In Slovakia, gender impact assessment is widely used as a tool to implement gender mainstreaming, but other tools and methods are very limited. Every legislative and non-legislative policy material undergoes gender impact assessment as part of the rules of the Office of the Government of the Slovak Republic. Gender budgeting, on the other hand, is still in its foundational stages. A pilot project was included in the previous action plan but is not mentioned in the current strategy or action plan.

Training and awareness-raising

There have been no efforts to raise awareness of the importance of gender-sensitive language among government staff. Regarding training, the current action plan mentions training concerning labour inspectors in the field of observance of the principle of equal treatment in employment relations, especially in relation to the position of women in the workplace. However, there is no gender equality training regularly conducted with governmental staff.[9]

Gender statistics

The National Statistical Office is the institution responsible for gathering, analysing, and disseminating sex-disaggregated data. It is under a legal obligation, as per Act No 540/2001, Section 14(g), to collect sex-disaggregated data in its statistical surveys. It also sets out the areas and institutions obliged to produce this kind of data.

As a result, several other institutions are also obliged to produce sex-disaggregated data. The data collection and publication systems can vary, depending on the public sector: some ministries have established a public institution, e.g., the National Centre for Health Information. In other cases, specific institutes are established within the ministries, e.g., the Institute of Finance Policies. Arrangements, tasks and functioning also vary depending on the system adopted. Ensuring the quality of the data gathered is similarly the responsibility of each relevant body.

The National Statistical Office produces an annual publication on gender equality called ‘Women and Men in Slovakia’ (previously ‘gender equality’), which includes sex-disaggregated data for several policy areas, such as employment, education, criminality, health, etc.[10] The publication represents the most important collection of sex-disaggregated data in Slovakia. It is distributed in hardcopy to the parliament and public libraries, as well as being made available online.

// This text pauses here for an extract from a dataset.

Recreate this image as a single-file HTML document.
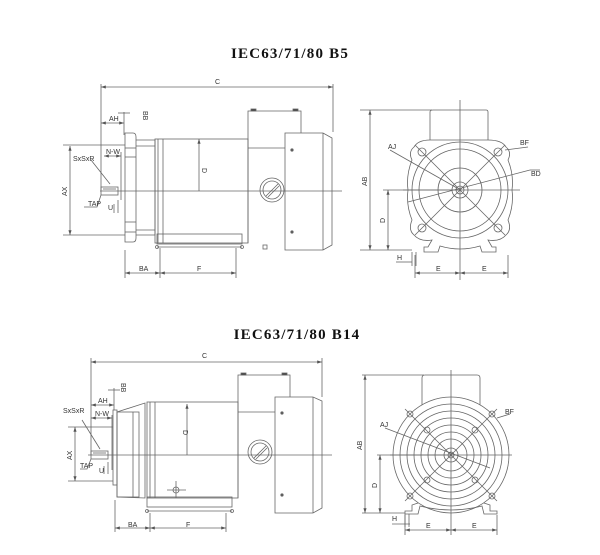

A section of the National Statistical Office’s website is dedicated to indicators related to equality between women and men. An interactive platform allowing users to visualise the data and download it is also located in this section of the website.

Monitoring progress

Indicators for monitoring progress on institutional mechanisms for the promotion of gender equality and gender mainstreaming in the EU, under Area H of the Beijing Platform for Action

This section analyses the scores achieved by Slovakia for data collection in 2021 for the four officially agreed-on indicators on institutional mechanisms for the promotion of gender equality and gender mainstreaming to monitor progress on Area H of the Beijing Platform for Action. It also analyses scores under an expanded measurement framework, which includes the role of independent gender equality bodies and assesses the effectiveness of efforts to disseminate statistics disaggregated by sex. Institutional mechanisms refer to national machineries that implement, monitor, evaluate, and mobilise support for policies that promote gender equality and gender mainstreaming. All indicators and sub-indicators are available on the Gender Statistics Database here, including metadata about how the scores are calculated.

For Indicator H1 on the status of commitment to the promotion of gender equality and considering only the governmental commitment in line with the officially adopted indicator, Slovakia scored 6.0 out of possible 12, below the EU overage of 7.2. It was the lowest score received by any Member State. It received a low score for sub-indicator H1e on accountability of the governmental gender equality body, where it lost 3.0 points out of 5 available because the national action plan is not costed or budgeted and did not set specific targets and there is no regular reporting by the governmental body to the parliament.

Under an expanded measurement framework which includes sub-indicator H1f on the mandate and functions of the independent gender equality body, Slovakia lost all 3 points because there was no data reported by Slovakia. This meant the overall score for the expanded H1 indicator remained at 6.0 out of a possible 15, below the EU average of 9.1.

Indicator H2 analyses the personnel resources of the national gender equality bodies. For sub-indicator H2a, regarding the governmental body, Slovakia scored 0.0 points out of a possible 2, which was lower than the EU average of 1.0, because there were 0-5 or more employees work on gender equality in the governmental body. Slovakia also scored 0.0 points for sub-indicator H2b, regarding the independent body, because of missing data. The EU average for this sub-indicator was 0.8. For both sub-indicators, the maximum 2 points was awarded where the number of employees was over 100 as an indication of the body being sufficiently resourced.

Indicator H3 relates to gender mainstreaming. Here, Slovakia scored 5.0 out of a maximum possible 12, which was just below the EU average of 5.1. Slovakia notably scored the maximum of 4 points on sub-indicator H3b on governmental gender mainstreaming structures and consultation processes, because all ministries are included in the interdepartmental coordination structure to coordinate gender mainstreaming, and the governmental body is consulted on the gender impact of new policies and laws in all cases which always leads to relevant adjustments.

Under an expanded measurement framework which includes sub-indicator H3d on consultation of the independent equality body, Slovakia scored 5.0 out of a maximum of 14, which was below than the EU average which increased to 5.4. Under sub-indicator H3d, Slovakia scored no points because of missing data.

For Indicator H4 on the production and dissemination of statistics disaggregated by sex, Slovakia scored 1.5 points, out of 6, which is below the EU average of 3.4. It scored the maximum of 4 points for H4c on the effectiveness of efforts to disseminate statistics disaggregated by sex in part because the national statistical office has a section of its website dedicated to gender statistics, which facilitates dissemination.